Before we discuss how to separate, you might be wondering by we're bothering to separate in the first place. Simple: Grooper can't classify until separation has been performed. Think about how your Batch begins in Grooper. It's just a collection of loose pages. Grooper can't classify them. However, if we separate those loose pages into Document Folders, then they can be classified.
In summary, separation is necessary for classification.
Separation Methods
Once the need for separation has been determined, the next question to ask is how documents are to be separated. Grooper has various separation methods that one can use. These methods are called Separation Providers. There are six providers in total; which one users choose depends on both how the pages come into Grooper, as well as their own preference.
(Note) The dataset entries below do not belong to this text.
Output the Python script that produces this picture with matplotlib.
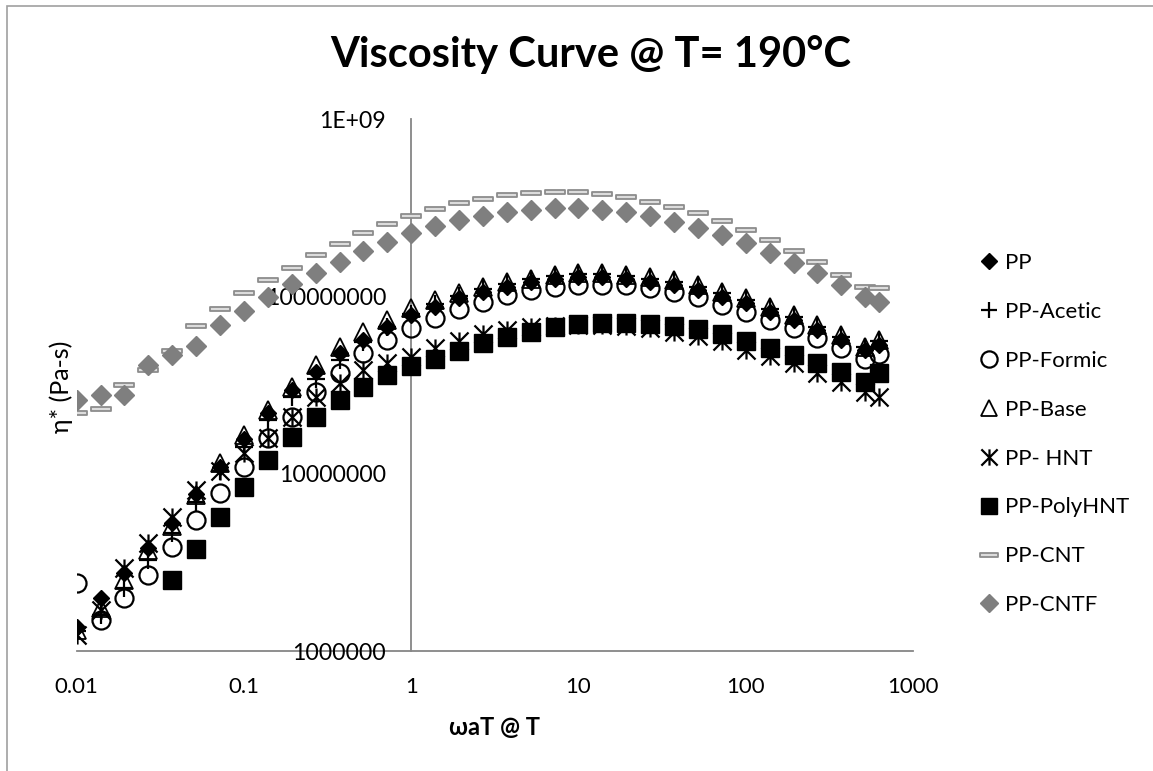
import matplotlib
matplotlib.use("Agg")
import matplotlib.pyplot as plt
from matplotlib.path import Path
from matplotlib.patches import Rectangle
from matplotlib.ticker import FixedLocator, FixedFormatter, NullLocator

plt.rcParams['font.family'] = ['Lato', 'DejaVu Sans']

# ---------------- data ----------------
freq = [0.01, 0.0139, 0.0193, 0.0268, 0.0373, 0.0518, 0.0720, 0.1, 0.139, 0.193,
        0.268, 0.373, 0.518, 0.720, 1.0, 1.39, 1.93, 2.68, 3.73, 5.18,
        7.20, 10.0, 13.9, 19.3, 26.8, 37.3, 51.8, 72.0, 100, 139,
        193, 268, 373, 518, 628]
freq_poly = freq[4:]

pp = [1.37e6, 1.98e6, 2.74e6, 3.79e6, 5.25e6, 7.67e6, 1.09e7, 1.56e7, 2.19e7, 2.96e7,
      3.76e7, 4.77e7, 5.67e7, 6.75e7, 7.85e7, 8.74e7, 9.75e7, 1.06e8, 1.13e8, 1.21e8,
      1.26e8, 1.29e8, 1.29e8, 1.26e8, 1.21e8, 1.16e8, 1.09e8, 9.96e7, 9.14e7, 8.19e7,
      7.36e7, 6.46e7, 5.67e7, 4.98e7, 5.32e7]
acetic = [1.30e6, 1.60e6, 2.27e6, 3.26e6, 4.62e6, 6.96e6, 1.03e7, 1.42e7, 2.01e7, 2.72e7,
          3.40e7, 4.40e7, 5.50e7, 6.70e7, 8.00e7, 9.00e7, 1.00e8, 1.10e8, 1.17e8, 1.25e8,
          1.31e8, 1.34e8, 1.34e8, 1.31e8, 1.26e8, 1.20e8, 1.13e8, 1.04e8, 9.50e7, 8.50e7,
          7.60e7, 6.70e7, 5.90e7, 5.20e7, 5.60e7]
formic = [2.41e6, 1.50e6, 1.98e6, 2.68e6, 3.87e6, 5.48e6, 7.75e6, 1.09e7, 1.58e7, 2.09e7,
          2.90e7, 3.68e7, 4.77e7, 5.67e7, 6.60e7, 7.52e7, 8.45e7, 9.34e7, 1.02e8, 1.09e8,
          1.13e8, 1.16e8, 1.16e8, 1.16e8, 1.11e8, 1.06e8, 9.96e7, 8.94e7, 8.19e7, 7.36e7,
          6.60e7, 5.80e7, 5.10e7, 4.42e7, 4.70e7]
base = [1.32e6, 1.74e6, 2.50e6, 3.70e6, 5.10e6, 7.60e6, 1.15e7, 1.65e7, 2.29e7, 3.10e7,
        4.10e7, 5.20e7, 6.30e7, 7.36e7, 8.57e7, 9.55e7, 1.04e8, 1.13e8, 1.21e8, 1.26e8,
        1.32e8, 1.35e8, 1.35e8, 1.32e8, 1.29e8, 1.24e8, 1.16e8, 1.06e8, 9.75e7, 8.74e7,
        7.85e7, 6.90e7, 6.06e7, 5.20e7, 5.67e7]
hnt = [1.23e6, 1.70e6, 2.92e6, 4.05e6, 5.71e6, 8.10e6, 1.03e7, 1.30e7, 1.58e7, 2.09e7,
       2.72e7, 3.24e7, 3.85e7, 4.19e7, 4.57e7, 5.10e7, 5.60e7, 6.10e7, 6.50e7, 6.70e7,
       6.80e7, 6.90e7, 6.90e7, 6.80e7, 6.60e7, 6.30e7, 6.00e7, 5.60e7, 5.00e7, 4.60e7,
       4.19e7, 3.68e7, 3.30e7, 2.90e7, 2.72e7]
polyhnt = [2.50e6, 3.74e6, 5.71e6, 8.44e6, 1.19e7, 1.62e7, 2.10e7, 2.60e7, 3.09e7, 3.60e7,
           4.05e7, 4.42e7, 4.92e7, 5.48e7, 5.92e7, 6.31e7, 6.68e7, 6.98e7, 7.10e7, 7.10e7,
           7.00e7, 6.80e7, 6.52e7, 6.14e7, 5.62e7, 5.10e7, 4.67e7, 4.19e7, 3.73e7, 3.30e7,
           3.68e7]
cnt = [2.19e7, 2.31e7, 3.16e7, 3.85e7, 4.93e7, 6.82e7, 8.45e7, 1.04e8, 1.24e8, 1.45e8,
       1.70e8, 1.97e8, 2.27e8, 2.56e8, 2.84e8, 3.09e8, 3.35e8, 3.56e8, 3.72e8, 3.81e8,
       3.86e8, 3.86e8, 3.76e8, 3.61e8, 3.42e8, 3.19e8, 2.94e8, 2.67e8, 2.36e8, 2.08e8,
       1.81e8, 1.57e8, 1.32e8, 1.13e8, 1.11e8]
cntf = [2.60e7, 2.78e7, 2.78e7, 4.10e7, 4.67e7, 5.25e7, 6.89e7, 8.30e7, 9.96e7, 1.18e8,
        1.36e8, 1.57e8, 1.79e8, 2.03e8, 2.29e8, 2.49e8, 2.69e8, 2.85e8, 3.00e8, 3.07e8,
        3.14e8, 3.14e8, 3.07e8, 3.00e8, 2.84e8, 2.64e8, 2.42e8, 2.22e8, 1.99e8, 1.76e8,
        1.55e8, 1.36e8, 1.16e8, 9.96e7, 9.34e7]

series_labels = ["PP", "PP-Acetic", "PP-Formic", "PP-Base", "PP- HNT",
                 "PP-PolyHNT", "PP-CNT", "PP-CNTF"]
x_ticks = [0.01, 0.1, 1, 10, 100, 1000]
x_tick_labels = ["0.01", "0.1", "1", "10", "100", "1000"]
y_ticks = [1e6, 1e7, 1e8, 1e9]
y_tick_labels = ["1000000", "10000000", "100000000", "1E+09"]

# ---------------- custom markers ----------------
star_marker = Path([(-1, -1), (1, 1), (-1, 1), (1, -1), (0, -1), (0, 1)],
                   [Path.MOVETO, Path.LINETO, Path.MOVETO, Path.LINETO,
                    Path.MOVETO, Path.LINETO])
bar_marker = Path([(-1, -0.22), (1, -0.22), (1, 0.22), (-1, 0.22), (-1, -0.22)],
                  [Path.MOVETO, Path.LINETO, Path.LINETO, Path.LINETO, Path.CLOSEPOLY])

W, H = 1153, 771
fig = plt.figure(figsize=(W / 100, H / 100), dpi=100)
x0, x1 = 76.7, 913.0
y_top, y_bot = 119.0, 651.0
ax = fig.add_axes([x0 / W, 1 - y_bot / H, (x1 - x0) / W, (y_bot - y_top) / H])

styles = [
    dict(marker='D', ms=8.6, color='black', mec='black', mfc='black', mew=1.0),
    dict(marker='+', ms=13, color='black', mew=1.6),
    dict(marker='o', ms=13, color='black', mfc='none', mec='black', mew=1.6),
    dict(marker='^', ms=13, color='black', mfc='none', mec='black', mew=1.3),
    dict(marker=star_marker, ms=13, color='black', mfc='none', mec='black', mew=1.6),
    dict(marker='s', ms=13.5, color='black', mfc='black', mec='black', mew=1.0),
    dict(marker=bar_marker, ms=14, color='#8c8c8c', mfc='#dcdcdc', mec='#8c8c8c', mew=1.3),
    dict(marker='D', ms=10, color='#7f7f7f', mfc='#7f7f7f', mec='#7f7f7f', mew=1.0),
]
data = [(freq, pp), (freq, acetic), (freq, formic), (freq, base), (freq, hnt),
        (freq_poly, polyhnt), (freq, cnt), (freq, cntf)]

handles = []
for (xs, ys), lab, st in zip(data, series_labels, styles):
    h, = ax.plot(xs, ys, linestyle='none', label=lab, **st)
    handles.append(h)

ax.set_xscale('log')
ax.set_yscale('log')
ax.set_xlim(0.01, 1000)
ax.set_ylim(1e6, 1e9)

ax.xaxis.set_major_locator(FixedLocator(x_ticks))
ax.xaxis.set_major_formatter(FixedFormatter(x_tick_labels))
ax.yaxis.set_major_locator(FixedLocator(y_ticks))
ax.yaxis.set_major_formatter(FixedFormatter(y_tick_labels))
ax.xaxis.set_minor_locator(NullLocator())
ax.yaxis.set_minor_locator(NullLocator())

for s in ['top', 'right']:
    ax.spines[s].set_visible(False)
ax.spines['left'].set_position(('data', 1))
ax.spines['left'].set_color('#868686')
ax.spines['bottom'].set_color('#868686')
ax.spines['left'].set_linewidth(1.3)
ax.spines['bottom'].set_linewidth(1.3)
ax.spines['left'].set_zorder(0.5)
ax.spines['bottom'].set_zorder(0.5)
ax.tick_params(axis='x', length=0, pad=19, labelsize=16)
ax.tick_params(axis='y', length=0, pad=18, labelsize=16.6)
ax.set_facecolor('none')

ax.set_xlabel('ωaT @ T', fontsize=17, fontweight='bold')
ax.xaxis.set_label_coords(0.5, -(727 - y_bot) / (y_bot - y_top))
ax.xaxis.label.set_va('center')
ax.set_ylabel('η* (Pa-s)', fontsize=18)
ax.yaxis.set_label_coords((61 - x0) / (x1 - x0), (y_bot - 387) / (y_bot - y_top))
ax.yaxis.label.set_va('center')

fig.text(591 / W, 1 - 55 / H, 'Viscosity Curve @ T= 190°C', fontsize=30,
         fontweight='bold', ha='center', va='center')

fig.legend(handles=handles, labels=series_labels, loc='upper left',
           bbox_to_anchor=(980.5 / W, 1 - 253 / H), frameon=False, fontsize=16,
           handlelength=0.8, handletextpad=0.3, labelspacing=1.3, borderpad=0,
           borderaxespad=0, markerscale=0.9)

fig.patches.append(Rectangle((7 / W, -0.1), 1.2, 1.1 - 6.5 / H, transform=fig.transFigure,
                             fill=False, edgecolor='#a0a0a0', linewidth=1.2))

fig.savefig('out.png', dpi=100)
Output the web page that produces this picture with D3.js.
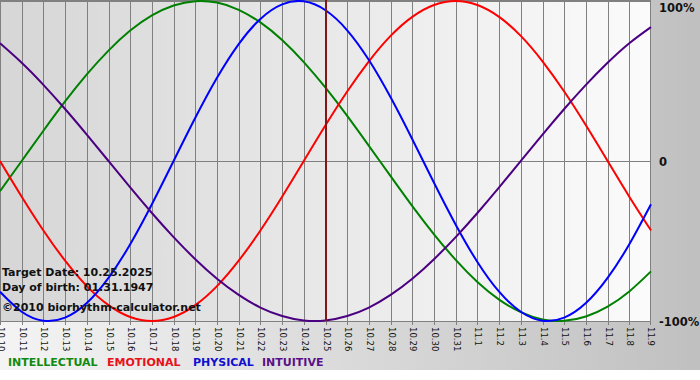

For a detailed description of Separation Providers, click here: [1]
However, for quick synopsis, a Separation Provider is where Separation is configured directly. This can either be configured on the Batch Process Step itself or on a Separation Profile. Either way, the Separation Provider is where the "separation point" for the documents is established. This "separation point" can be determined by any number of separation methods that Grooper provides. Such methods are divided into two categories, scan-supported and text-based.
Scan-Supported
Scan-supported Separation Providers perform the separation step during scanning. Unlike Text-Based Providers, OCR is not required in order to perform separation, as there is no need to be able to recognize text at the scan step.
The Scan-Supported Separation Providers are:
- Control Sheet Separation: Separates pages in a Batch through the use of a Control Sheet that is placed between the end of one set of pages and the beginning of another. During scanning, Grooper reads the barcode on the Control Sheet, recognizing it as such, and performs separation accordingly.
- Event-Based Separation: Separation dictated by one of five events. They are:
- Barcode Detected: Separates when Grooper detects a barcode
- Blank Page Detected: Separates when a blank page is detected.
- Content Type Detected: Separates based upon detection of page one of a Content Type.
- Shape Detected: Separates when a shape, such as a stamp, is detected during scanning.
- Page Count: Separates by counting the pages as they are being scanned.
FYI |
Barcode, Blank Page, Content Type, and Shape will need to be configured before scanning. Just like OCR and text, Grooper can't determine barcode type and location, what makes a page blank, which Content Type you want, or what shape you're looking for if you don't tell it. With Page Count however, Grooper will count the pages as they are being scanned in and separate automatically. |
Text-Based
The other kind of Separation Providers are Text-Based. Unlike Scan-Supported Providers, Text-Based Providers do require OCR. After all, you can't expect Grooper to perform separation based on whatever text the documents have when Grooper can't recognize the text! The Text-Based Providers are:
- Pattern-Based Separation: Creates a new Document Folder each time the extractor returns a result that matches the pattern input by the user.
- Change in Value Separation: Creates a new Document Folder each time the extracted value changes.
- EPI Separation: Creates a new Document Folder using embedded page information such as page numbers.
- ESP Auto Separation: Creates a new Document Folder using page data, such as page number, the page's structure, or information related to the Document Type.
Profiles vs. Providers
Now that you know how to configure separation, the next question is where? Separation can be configured either right on the Separate Batch Process Step via the Separation Provider, or on a Separation Profile which you can then reference on the Separate step in your Batch Process.
What is a Separation Profile?
As stated earlier, a Separation Profile can be used to configure separation. A Separation Profile is an object in the Grooper Node Tree that can be created within a Project, and is separate from the steps within a Batch Process. Once separation is configured on the Separation Provider within the Separation Profile, you can reference that profile on the Separate step.
While it is more convenient to configure separation on the provider of the Separate step, a Separation Profile does have its purpose. What if you wanted to create multiple Batch Processes that involve separation? Without a profile to reference, you would have to configure the separation step every single time on each of the multiple Batch Processes. With a Separation Profile, you can just configure separation once, then reference the profile whenever you need to perform separation.